A rudder is a movable control surface attached to the stern or tail of a vessel or aircraft, used to steer by redirecting flow of water or air; it appears in many forms across ships, boats, submarines and aircraft.

Overview

A rudder is a primary steering surface fitted to vehicles that move through a fluid, commonly water or air. By changing its angle relative to the flow, the rudder creates a lateral force that turns the craft. Rudders are found on large ships (ships), small craft (boats), submerged vessels (submarines), fixed‑wing aircraft (aircraft), cushion vehicles (hovercraft) and other guided vehicles.

Design and main parts

Typical rudder components include the blade (the flat surface that deflects flow), the stock or post that transfers forces to the steering gear, and the fittings or hinges (pintles and gudgeons) that attach it to the hull or tail. Control inputs may be mechanical (tiller or wheel), hydraulic or electric, and are often linked to autopilots or fly‑by‑wire systems on larger craft.

Common types

Transom‑hung rudder: attached at the stern, common on small boats.
Skeg‑mounted and spade rudders: balanced and unbalanced shapes used on yachts and ships.
Flap or rudder with auxiliary control surfaces: used for extra lift or manoeuvrability.
Aircraft rudder: part of the vertical tail for yaw control.

History and development

The rudder evolved from early steering oars and paddles used in antiquity. Over centuries designers developed fixed posts, sternpost rudders and integrated tail surfaces for aircraft. Innovations focused on improving control authority, reducing drag, and integrating power steering and redundancy for safety.

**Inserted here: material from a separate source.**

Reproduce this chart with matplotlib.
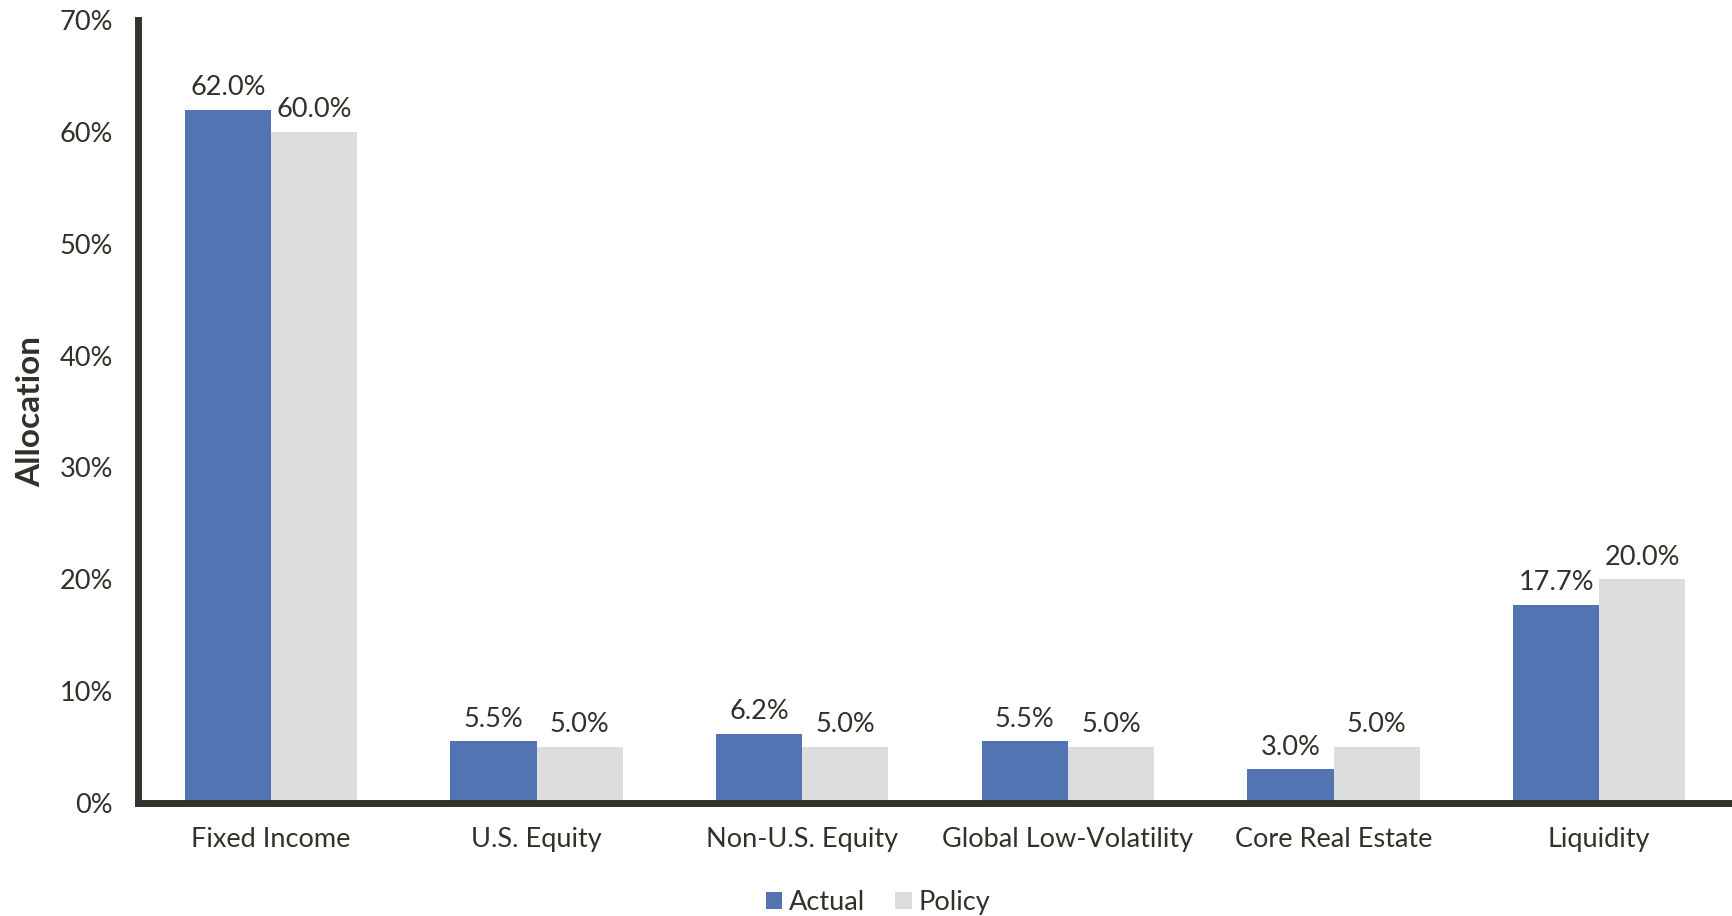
import matplotlib.pyplot as plt
import numpy as np

categories = ['Fixed Income', 'U.S. Equity', 'Non-U.S. Equity',
              'Global Low-Volatility', 'Core Real Estate', 'Liquidity']
actual = [62.0, 5.5, 6.2, 5.5, 3.0, 17.7]
policy = [60.0, 5.0, 5.0, 5.0, 5.0, 20.0]
yticks = [0, 10, 20, 30, 40, 50, 60, 70]

plt.rcParams['font.family'] = ['Lato', 'DejaVu Sans']
text_col = '#333029'
blue = '#5274B3'
grey = '#DCDDDF'
fs = 19.5

fig = plt.figure(figsize=(17.32, 9.16), dpi=100)
ax = fig.add_axes([0.0797, 0.1234, 0.9203, 0.8546])

x = np.arange(len(categories))
w = 0.324
b1 = ax.bar(x - w / 2, actual, w, color=blue, label='Actual')
b2 = ax.bar(x + w / 2, policy, w, color=grey, label='Policy')

for bars, vals in ((b1, actual), (b2, policy)):
    for r, v in zip(bars, vals):
        ax.annotate(f'{v:.1f}%', (r.get_x() + r.get_width() / 2, v),
                    xytext=(0, 7), textcoords='offset points',
                    ha='center', va='bottom', fontsize=fs, color=text_col)

ax.set_xlim(-0.5, 5.5)
ax.set_ylim(0, 70)
ax.set_yticks(yticks)
ax.set_yticklabels([f'{t}%' for t in yticks], fontsize=fs, color=text_col)
ax.set_xticks(x)
ax.set_xticklabels(categories, fontsize=fs, color=text_col)
ax.tick_params(axis='both', length=0)
ax.tick_params(axis='y', pad=18)
ax.tick_params(axis='x', pad=17)

for s in ('top', 'right'):
    ax.spines[s].set_visible(False)
for s in ('left', 'bottom'):
    ax.spines[s].set_linewidth(5)
    ax.spines[s].set_color('#35312B')

ax.set_ylabel('Allocation', fontsize=24, fontweight='bold', color=text_col, labelpad=10)

fig.legend(handles=[b1, b2], loc='center', bbox_to_anchor=(0.507, 0.015),
           ncol=2, frameon=False, fontsize=fs, handlelength=0.6, handleheight=0.6,
           handletextpad=0.25, columnspacing=1.1, labelcolor=text_col)

fig.savefig('out.png', dpi=100)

Operation, uses and examples

On surface vessels, a deflected rudder alters the flow around the stern, producing a turning moment; at low speeds tugs or thrusters often assist. Aircraft rudders control yaw and coordinate turns with ailerons. Submarines rely on stern planes and rudders for depth and heading control. Modern applications include computer‑assisted steering, dynamic positioning and variable‑geometry rudders for high performance.

Notable distinctions

Although often conflated with similar devices, a rudder is distinct from propulsion units (propellers, waterjets) and from stabilizing structures (keels, fins). Effective rudder design balances responsiveness, structural strength and minimal interference with propulsion and hydrodynamic efficiency.